Le réseau suisse plus solide que ce qu’en disent les SIG
Le groupe genevois, en se défendant contre des accusations de factures gonflées liées à des pertes, a indiqué que ces dernières sont plus élevées ailleurs en Suisse. Une autorité fédérale lui donne tort
Vivement que les compteurs intelligents arrivent pour en finir avec les calculs des pertes sur le réseau électrique. C’est ce qu’on pourrait se dire à la suite des mésaventures des SIG, signalées par la Cour des comptes (CDC) genevoise cette semaine. Cet organe de surveillance a pointé mardi des erreurs dans les évaluations des pertes d’électricité sur le réseau du distributeur genevois. Les factures de compensation qui en ont résulté ont été excessives, à hauteur de 22 millions de francs de 2008 à 2021, selon la CDC.
Les SIG ont reconnu cette erreur (les montants sont minimes comparé aux ventes du groupe pour le segment électricité de 5 milliards de francs) et ils se sont engagés à rembourser les consommateurs. Le distributeur rappelle qu’il débourse 20 millions de francs par an cette fois, dans son programme Eco21, qui encourage les économies d’énergie.
Pour leur défense, les SIG ont aussi indiqué que les pertes d’électricité sur le réseau genevois sont inférieures à la moyenne suisse et que les méthodes de calcul qu’ils utilisent pour les évaluer sont validées par la Commission fédérale de l’électricité (ElCom). Deux affirmations que Le Temps a voulu vérifier.
En Suisse, 3% aussi
Il en résulte que pour la première – le pourcentage de pertes sur le réseau – les SIG se trompent. Ils disent avoir enregistré ces dernières années une moyenne de 3% de pertes sur leur réseau contre 7% en moyenne suisse. Sa taille, plus restreinte et le fait qu’il soit largement sous terre, expliquerait ce résultat. L’entretien du réseau contribue d’ailleurs à faire baisser les pertes, de 4% au début du siècle à plus de 2% l’an dernier.

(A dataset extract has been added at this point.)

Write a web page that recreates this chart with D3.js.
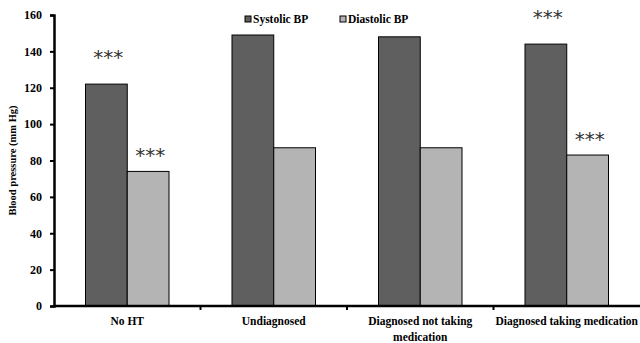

L’ElCom nous indique toutefois que le taux de perte à l’échelon national est aussi de 3%, et les distributeurs sollicités avancent ce même chiffre. Chez Groupe E, il se situerait en dessous de 3,2%, ce qui serait bon pour un réseau rural. Viteos évoque un taux de 3%, Romande Energie et BKW ne donnent pas de chiffre.
Seul Oiken parle d’un pourcentage supérieur: entre 4,3% à 4,6%. «Il dépend de la topologie du réseau, des longueurs des lignes, des niveaux de réseaux, des flux d’énergie, de l’étendue de la zone de desserte et des équipements», précise un porte-parole du groupe valaisan.
L’ElCom, qui supervise 600 gestionnaires de réseau, dit ne pas avoir les moyens de procéder à des contrôles approfondis
Et pour les méthodes de calcul? Les SIG ont utilisé ces dernières années une méthode forfaitaire, qui a été critiquée. La CDC recommande de définir leurs tarifs sur la base des pertes calculées selon une méthode dite «par différence», avec comme référence des pertes plus récentes. Les SIG ont accepté cette recommandation mais ils laissent entendre que les autres distributeurs font la même erreur.
Groupe E, Viteos et Oiken nous disent pourtant appliquer la méthode par différence tandis que Romande Energie et BKW sont plus évasifs dans leur réponse. L’ElCom, qui supervise 600 gestionnaires de réseau, dit ne pas avoir les moyens de procéder à des contrôles approfondis.
Son service de presse précise que les directives en la matière sont définies sur son site. La tarification du réseau se base sur les coûts réels, et les forfaits basés sur des estimations ou des prévisions sont contraires à ces directives, signale l’ElCom.
Le montant d’énergie injecté dans un réseau ne correspond jamais exactement à celui qui arrive chez les consommateurs car il y a des pertes, de chaleur notamment. Les compteurs traditionnels sont imprécis parce que les relevés, manuels, sont épisodiques. L’arrivée, prévue par la loi, d’alternatives capables de tout mesurer quasiment en temps réel, doit de ce fait résoudre ce problème. A Genève, 80% des compteurs doivent être intelligents d’ici à 2028.